Thirty Days of Short Reviews #30: Michael Aushenker

Humorist Michael Aushenker has never been afraid to get weird. He has a penchant for the silly, the grotesque and the just plain strange in his comics, as he's not afraid to chase the punchlines he finds amusing. The first two issues of his three issue comic book series, Go, Genius, Go! find Aushenker working in slightly different territory. With artist Marcus Collar handling the actual cartooning, Aushenker has crafted an off-kilter workplace comedy about a schlub named Derick. A movie blogger, his girlfriend walks out on him at the beginning of the story and it's revealed that he lives in the guest cottage in a retirement community. He bluffs his way into getting a job at an internet start-up thanks to his friends sending him info via bluetooth, and this yields a great salary, the sexual attentions of his beautiful boss, and an unrequited crush from a fellow worker. Everything's going his way until his girlfriend finds out he's a fraud, and his whole scheme unravels.
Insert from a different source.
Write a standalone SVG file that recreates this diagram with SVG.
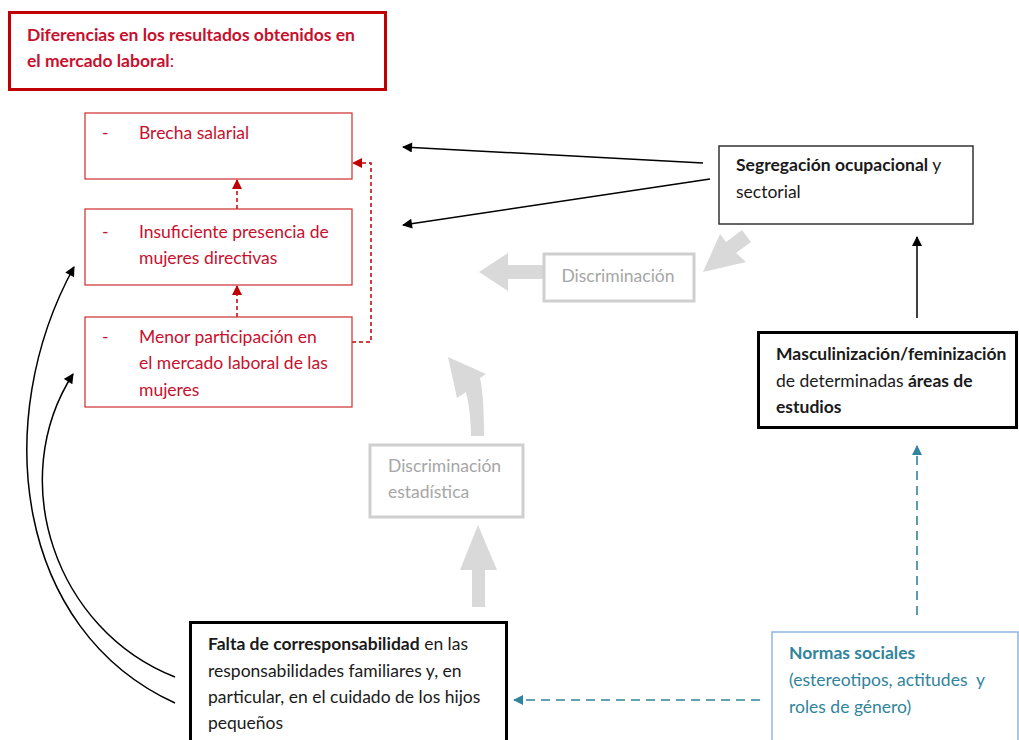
<svg xmlns="http://www.w3.org/2000/svg" width="1019" height="740" viewBox="0 0 1019 740">
<style>
text{font-family:Lato,"Liberation Sans",sans-serif;font-size:17.5px}
.red{fill:#c8102e}
.b{font-weight:bold}
.blk{fill:#1a1a1a}
.gt{fill:#a6a6a6}
.teal{fill:#31849b}
.rbox{fill:#fff;stroke:#d23c3c;stroke-width:1.3}
.gbox{fill:#fff;stroke:#cfcfcf;stroke-width:3}
.garr{fill:#d9d9d9}
.kline{fill:none;stroke:#000;stroke-width:1.5}
.rdash{fill:none;stroke:#c00000;stroke-width:1.5;stroke-dasharray:4 3}
.tdash{fill:none;stroke:#31849b;stroke-width:1.6;stroke-dasharray:9 6}
</style>
<defs>
<marker id="ak" viewBox="0 0 10 10" refX="9" refY="5" markerWidth="11" markerHeight="10" orient="auto" markerUnits="userSpaceOnUse"><path d="M0,0 L10,5 L0,10 Z" fill="#000"/></marker>
<marker id="ar" viewBox="0 0 10 10" refX="9" refY="5" markerWidth="10" markerHeight="10" orient="auto" markerUnits="userSpaceOnUse"><path d="M0,0 L10,5 L0,10 Z" fill="#c00000"/></marker>
<marker id="at" viewBox="0 0 10 10" refX="9" refY="5" markerWidth="10" markerHeight="10" orient="auto" markerUnits="userSpaceOnUse"><path d="M0,0 L10,5 L0,10 Z" fill="#31849b"/></marker>
</defs>
<rect width="1019" height="740" fill="#fff"/>

<g id="connectors">
<line class="kline" x1="703" y1="163" x2="403" y2="147" marker-end="url(#ak)"/>
<line class="kline" x1="710" y1="179" x2="403" y2="225" marker-end="url(#ak)"/>
<line class="kline" x1="917" y1="318" x2="917" y2="237" marker-end="url(#ak)"/>
<path class="kline" d="M175,703 C15,630 -10,420 74,267" marker-end="url(#ak)"/>
<path class="kline" d="M175,677 C55,630 5,480 73,374" marker-end="url(#ak)"/>
<line class="rdash" x1="237" y1="209" x2="237" y2="180" marker-end="url(#ar)"/>
<line class="rdash" x1="237" y1="317" x2="237" y2="286" marker-end="url(#ar)"/>
<path class="rdash" d="M352,342 H371 V163 H353" marker-end="url(#ar)"/>
<line class="tdash" x1="917" y1="615" x2="917" y2="446" marker-end="url(#at)"/>
<line class="tdash" x1="760" y1="700" x2="514" y2="700" marker-end="url(#at)"/>
<polygon class="garr" points="479,272 508,253 508,265 543,265 543,279 508,279 508,291"/>
<polygon class="garr" points="703,272 720,234 726,242 742,230 751,242 736,253 746,262"/>
<path class="garr" d="M471,436 L484,436 C484,410 483,392 480,378 L486,374 L448,357 L457,398 L466,392 C469,405 471,420 471,436 Z"/>
<polygon class="garr" points="478,525 497,570 485,570 485,607 472,607 472,570 460,570"/>
</g>

<g id="title">
<rect x="9.5" y="12.5" width="376" height="77" fill="#fff" stroke="#c00000" stroke-width="3"/>
<text x="27" y="41" class="red b">Diferencias en los resultados obtenidos en</text>
<text x="27" y="67" class="red"><tspan class="b">el mercado laboral</tspan>:</text>
</g>

<g id="brecha">
<rect class="rbox" x="85" y="113" width="267" height="66"/>
<text x="102" y="139" class="red">-</text>
<text x="139" y="139" class="red">Brecha salarial</text>
</g>

<g id="insuficiente">
<rect class="rbox" x="85" y="209" width="267" height="76"/>
<text x="102" y="238" class="red">-</text>
<text x="139" y="238" class="red">Insuficiente presencia de</text>
<text x="139" y="264" class="red">mujeres directivas</text>
</g>

<g id="menor">
<rect class="rbox" x="85" y="317" width="267" height="90"/>
<text x="102" y="343" class="red">-</text>
<text x="139" y="343" class="red">Menor participación en</text>
<text x="139" y="369" class="red">el mercado laboral de las</text>
<text x="139" y="396" class="red">mujeres</text>
</g>

<g id="segregacion">
<rect x="719" y="146" width="254" height="78" fill="#fff" stroke="#333" stroke-width="1.5"/>
<text x="736" y="171" class="blk"><tspan class="b">Segregación ocupacional</tspan> y</text>
<text x="736" y="198" class="blk">sectorial</text>
</g>

<g id="discriminacion">
<rect class="gbox" x="544" y="254" width="150" height="47"/>
<text x="618" y="282" class="gt" text-anchor="middle">Discriminación</text>
</g>

<g id="masculinizacion">
<rect x="758.5" y="332.5" width="258" height="95" fill="#fff" stroke="#000" stroke-width="3"/>
<text x="776" y="360" class="blk b">Masculinización/feminización</text>
<text x="776" y="387" class="blk">de determinadas <tspan class="b">áreas de</tspan></text>
<text x="776" y="413" class="blk b">estudios</text>
</g>

<g id="estadistica">
<rect class="gbox" x="370" y="445" width="153" height="72"/>
<text x="388" y="472" class="gt">Discriminación</text>
<text x="388" y="498" class="gt">estadística</text>
</g>

<g id="falta">
<rect x="190.5" y="622.5" width="316" height="125" fill="#fff" stroke="#000" stroke-width="3"/>
<text x="208" y="650" class="blk"><tspan class="b">Falta de corresponsabilidad</tspan> en las</text>
<text x="208" y="677" class="blk">responsabilidades familiares y, en</text>
<text x="208" y="703" class="blk">particular, en el cuidado de los hijos</text>
<text x="208" y="729" class="blk">pequeños</text>
</g>

<g id="normas">
<rect x="772" y="632" width="246" height="115" fill="#fff" stroke="#8eb4e3" stroke-width="1.5"/>
<text x="789" y="659" class="teal b">Normas sociales</text>
<text x="789" y="686" class="teal">(estereotipos, actitudes&#160; y</text>
<text x="789" y="713" class="teal">roles de género)</text>
</g>
</svg>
The detail from the story that I particularly enjoyed, however, was Derick taking advantage of a pricing error at a high-end grocery store in order to get some expensive cheese. Despite having enough money to buy it at full price, he can't help but be a scammer. At the end, even that's taken away from him. While I enjoyed the overall loopiness of the story, Collar's work was stiff and amateurish. His naturalistic approach didn't seem to suit the story, whose over-the-top nature would have been much better off with Aushenker's own grotesque line. I will be curious to see where Aushenker takes the story in its final issue.
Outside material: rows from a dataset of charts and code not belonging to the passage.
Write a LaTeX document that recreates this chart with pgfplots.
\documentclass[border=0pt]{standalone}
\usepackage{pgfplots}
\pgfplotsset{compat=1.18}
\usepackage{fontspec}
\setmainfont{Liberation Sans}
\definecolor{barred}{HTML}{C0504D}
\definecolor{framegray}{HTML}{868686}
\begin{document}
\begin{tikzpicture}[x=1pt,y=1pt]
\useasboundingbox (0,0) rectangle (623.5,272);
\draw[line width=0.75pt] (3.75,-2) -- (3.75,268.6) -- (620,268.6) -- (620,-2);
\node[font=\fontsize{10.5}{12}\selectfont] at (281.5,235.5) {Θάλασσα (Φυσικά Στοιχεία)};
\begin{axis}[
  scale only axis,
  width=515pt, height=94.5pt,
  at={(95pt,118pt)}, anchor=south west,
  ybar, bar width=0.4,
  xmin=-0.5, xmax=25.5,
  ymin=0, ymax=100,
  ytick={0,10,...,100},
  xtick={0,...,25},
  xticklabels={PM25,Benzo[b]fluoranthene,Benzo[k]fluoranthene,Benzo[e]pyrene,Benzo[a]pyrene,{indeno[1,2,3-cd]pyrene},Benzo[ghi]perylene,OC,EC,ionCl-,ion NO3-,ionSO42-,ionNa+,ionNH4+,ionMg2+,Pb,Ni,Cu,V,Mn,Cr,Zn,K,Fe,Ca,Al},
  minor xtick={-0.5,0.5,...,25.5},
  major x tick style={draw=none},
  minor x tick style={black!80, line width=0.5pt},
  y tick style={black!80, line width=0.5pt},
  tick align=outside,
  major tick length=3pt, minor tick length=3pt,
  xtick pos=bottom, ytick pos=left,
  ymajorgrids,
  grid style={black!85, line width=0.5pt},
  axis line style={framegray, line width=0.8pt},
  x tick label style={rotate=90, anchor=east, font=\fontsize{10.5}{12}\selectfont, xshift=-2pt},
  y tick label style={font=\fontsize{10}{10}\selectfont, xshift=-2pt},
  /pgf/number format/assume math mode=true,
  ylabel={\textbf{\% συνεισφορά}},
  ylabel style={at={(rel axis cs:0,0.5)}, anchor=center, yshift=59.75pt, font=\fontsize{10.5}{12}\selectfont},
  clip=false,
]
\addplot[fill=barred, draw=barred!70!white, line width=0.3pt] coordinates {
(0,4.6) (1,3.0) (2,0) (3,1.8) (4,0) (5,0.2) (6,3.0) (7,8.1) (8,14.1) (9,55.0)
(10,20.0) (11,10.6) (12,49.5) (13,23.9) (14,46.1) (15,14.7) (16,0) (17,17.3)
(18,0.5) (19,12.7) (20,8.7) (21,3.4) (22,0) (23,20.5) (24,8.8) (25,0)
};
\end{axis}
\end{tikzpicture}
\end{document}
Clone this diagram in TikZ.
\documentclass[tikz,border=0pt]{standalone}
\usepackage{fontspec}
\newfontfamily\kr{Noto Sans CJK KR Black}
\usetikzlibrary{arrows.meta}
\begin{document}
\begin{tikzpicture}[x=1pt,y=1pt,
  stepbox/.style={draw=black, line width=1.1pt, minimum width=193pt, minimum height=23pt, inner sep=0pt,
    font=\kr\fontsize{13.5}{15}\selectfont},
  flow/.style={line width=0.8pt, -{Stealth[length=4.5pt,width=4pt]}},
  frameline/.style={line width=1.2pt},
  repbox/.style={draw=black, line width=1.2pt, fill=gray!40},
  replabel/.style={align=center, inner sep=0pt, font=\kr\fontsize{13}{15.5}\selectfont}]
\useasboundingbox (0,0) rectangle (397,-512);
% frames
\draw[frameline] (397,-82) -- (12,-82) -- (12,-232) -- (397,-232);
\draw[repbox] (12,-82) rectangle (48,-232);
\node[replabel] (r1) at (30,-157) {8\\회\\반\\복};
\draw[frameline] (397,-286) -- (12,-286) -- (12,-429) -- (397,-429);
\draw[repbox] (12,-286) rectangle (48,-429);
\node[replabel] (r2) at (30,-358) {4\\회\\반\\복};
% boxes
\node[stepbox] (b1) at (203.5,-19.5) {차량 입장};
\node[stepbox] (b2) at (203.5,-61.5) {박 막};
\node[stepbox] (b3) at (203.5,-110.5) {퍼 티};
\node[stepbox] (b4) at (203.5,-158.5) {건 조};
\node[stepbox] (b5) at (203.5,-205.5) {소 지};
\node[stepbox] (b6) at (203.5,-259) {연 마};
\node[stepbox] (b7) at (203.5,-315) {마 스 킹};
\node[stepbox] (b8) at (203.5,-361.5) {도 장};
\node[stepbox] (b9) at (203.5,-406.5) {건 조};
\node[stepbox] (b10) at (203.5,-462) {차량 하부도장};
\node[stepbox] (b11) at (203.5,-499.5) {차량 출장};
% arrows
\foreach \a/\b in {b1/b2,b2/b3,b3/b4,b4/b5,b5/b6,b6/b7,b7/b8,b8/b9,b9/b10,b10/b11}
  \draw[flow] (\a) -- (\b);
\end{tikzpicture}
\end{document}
Back in his comfort zone, Trolls features Aushenker doing both story and art, and it features various anthropomorphic characters behaving badly. The story is in full, lurid color, something Aushenker takes full advantage of in this story about a pair of slacker air traffic controllers who come up with the bright idea of hosting a wild party at work. The duo, Edward and Wayward, find themselves dodging landlords badgering them for rent, psychotic drug dealers looking for money owed, and sneaking around their draconian supervisor. Aushenker starts the story off crazy and continues to elevate it, as the debauchery depicted at the party is hilarious, drawn in Aushenker's dense line and saturated in his intense color schemes. The images of planes falling from the sky while the duo falls asleep on the job as a party rages around them is just the right kind of crazy. The backups, featuring his Unstoppable Rogues characters, trade in much the same territory: things getting out of hand in the workplace and leading to orgies, or else the main characters trying to score but sniffing glue until they pass out. There's something about the sheer, gleeful loudness in Aushenker's comics that I find to be fun; there's a lack of slickness and structure that actually helps some of his more familiar story elements find new life in his iteration of them.